Question

A bullet of mass $0.012\text{kg}$ and horizontal speed $70{\text{ms}}^{-1}$ strikes a $0.4\text{kg}$ block of wood kept at rest and suspended from the ceiling by means of thin wire. If on stricking the block, the bullet instantly comes to rest with respect to the block, then calculate the height to which the block rises. Also estimate the amount of heat produced in the block.

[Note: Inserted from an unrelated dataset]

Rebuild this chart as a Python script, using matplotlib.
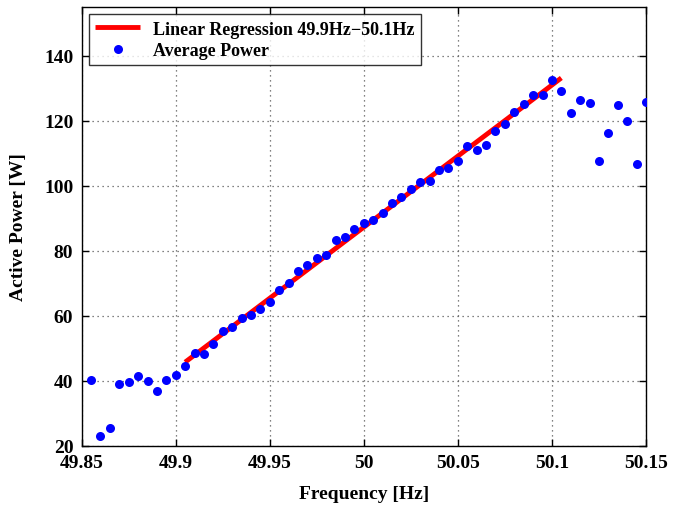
import numpy as np
import matplotlib
matplotlib.use("Agg")
import matplotlib.pyplot as plt

freq = [49.855, 49.860, 49.865, 49.870, 49.875, 49.880, 49.885, 49.890, 49.895, 49.900,
        49.905, 49.910, 49.915, 49.920, 49.925, 49.930, 49.935, 49.940, 49.945, 49.950,
        49.955, 49.960, 49.965, 49.970, 49.975, 49.980, 49.985, 49.990, 49.995, 50.000,
        50.005, 50.010, 50.015, 50.020, 50.025, 50.030, 50.035, 50.040, 50.045, 50.050,
        50.055, 50.060, 50.065, 50.070, 50.075, 50.080, 50.085, 50.090, 50.095, 50.100,
        50.105, 50.110, 50.115, 50.120, 50.125, 50.130, 50.135, 50.140, 50.145, 50.150]
power = [40.3, 23.0, 25.5, 39.1, 39.7, 41.4, 40.0, 37.0, 40.3, 41.9,
         44.7, 48.5, 48.4, 51.3, 55.3, 56.5, 59.3, 60.2, 62.2, 64.1,
         67.8, 70.2, 73.8, 75.7, 77.8, 78.7, 83.2, 84.1, 86.6, 88.7,
         89.4, 91.5, 94.7, 96.6, 98.9, 101.2, 101.4, 104.9, 105.4, 107.7,
         112.2, 111.1, 112.6, 117.0, 118.9, 122.6, 125.1, 127.8, 128.0, 132.6,
         129.2, 122.4, 126.5, 125.6, 107.7, 116.2, 125.0, 120.1, 106.6, 125.9]

fit_range = (49.9, 50.1)
line_range = (49.905, 50.105)
xticks = [49.85, 49.9, 49.95, 50.0, 50.05, 50.1, 50.15]
xticklabels = ["49.85", "49.9", "49.95", "50", "50.05", "50.1", "50.15"]
yticks = [20, 40, 60, 80, 100, 120, 140]

plt.rcParams['font.family'] = ['Liberation Serif', 'DejaVu Serif']
plt.rcParams['font.weight'] = 'bold'

f = np.array(freq)
p = np.array(power)
mask = (f >= fit_range[0] - 1e-9) & (f <= fit_range[1] + 1e-9)
coef = np.polyfit(f[mask], p[mask], 1)
lx = np.array(line_range)
ly = np.polyval(coef, lx)

fig = plt.figure(figsize=(6.75, 5.06), dpi=100)
ax = fig.add_axes([0.121, 0.117, 0.836, 0.867])

ax.plot(lx, ly, color='#ff0000', linewidth=3.5, solid_capstyle='butt',
        label='Linear Regression 49.9Hz\u221250.1Hz', zorder=3)
ax.plot(f, p, 'o', color='#0000ff', markersize=6.5, markeredgewidth=0,
        label='Average Power', zorder=4)

ax.set_xlim(49.85, 50.15)
ax.set_ylim(20, 155)
ax.set_xticks(xticks)
ax.set_xticklabels(xticklabels)
ax.set_yticks(yticks)
ax.grid(True, linestyle=(0, (1, 3)), color='0.35', linewidth=0.9)
ax.tick_params(direction='in', length=5, width=1, top=True, right=True,
               labelsize=14, pad=6)
for lab in ax.get_xticklabels() + ax.get_yticklabels():
    lab.set_fontweight('bold')
for s in ax.spines.values():
    s.set_linewidth(1.0)

ax.set_xlabel('Frequency [Hz]', fontsize=14, fontweight='bold', labelpad=10)
ax.set_ylabel('Active Power [W]', fontsize=14, fontweight='bold', labelpad=12)

leg = ax.legend(loc='upper left', fontsize=13, frameon=True, fancybox=False,
                edgecolor='black', borderpad=0.35, handlelength=2.5,
                labelspacing=0.25, borderaxespad=0.4, handletextpad=0.7)
leg.get_frame().set_linewidth(1.0)
for t in leg.get_texts():
    t.set_fontweight('bold')

fig.savefig('out.png', dpi=100)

• A. $0.212\text{m},28.54\text{J}$
• B. $1.212\text{m},28.54\text{J}$
• C. $0.212\text{m},48.54\text{J}$
• D. None

Answer 1

The correct option is A $0.212\text{m},28.54\text{J}$

Here,
Mass of bullet $\left(m\right)=0.012\text{kg}$
Mass of block $\left(M\right)=0.4\text{kg}$
Speed of the bullet $\left(u\right)=70{\text{ms}}^{-1}$
Let $v$ be the velocity of the [block+bullet] system after collision
Now, using law of conservation of linear momentum, we can write that, $mu=(M+m)v$
or $v=\left(\frac{mu}{M+m}\right)$
$=\left(\frac{0.012\times 70}{0.4+0.012}\right)=\frac{0.84}{0.412}$
$=2.04{\text{ms}}^{-1}$
Thus, the speed of bullet + block system after collision is $2.04{\text{ms}}^{-1}$.
Let $h$ be the height up to which the block rises after striking.
Applying law of conservation of energy,
Increase in P.E. of the Bullet+Block system = Decrease in K.E. of the Bullet + Block system
Hence, we can write that,
$(M+m)gh=\frac{1}{2}(M+m)v^2$
or $h=\frac{v^2}{2g}=\frac{(2.04{)}^2}{2\times 9.8}$
$=0.212\text{m}$

Heat produced = Loss in K.E of Bullet + Block system.
$=\frac{1}{2}m{u}^2-\frac{1}{2}(M+m)v^2$
$=\frac{1}{2}\left(0.012\right)\times (70{)}^2-\frac{1}{2}\times 0.412\times (2.04{)}^2$
$=28.54\text{J}$
Thus, option (a) is the correct answer.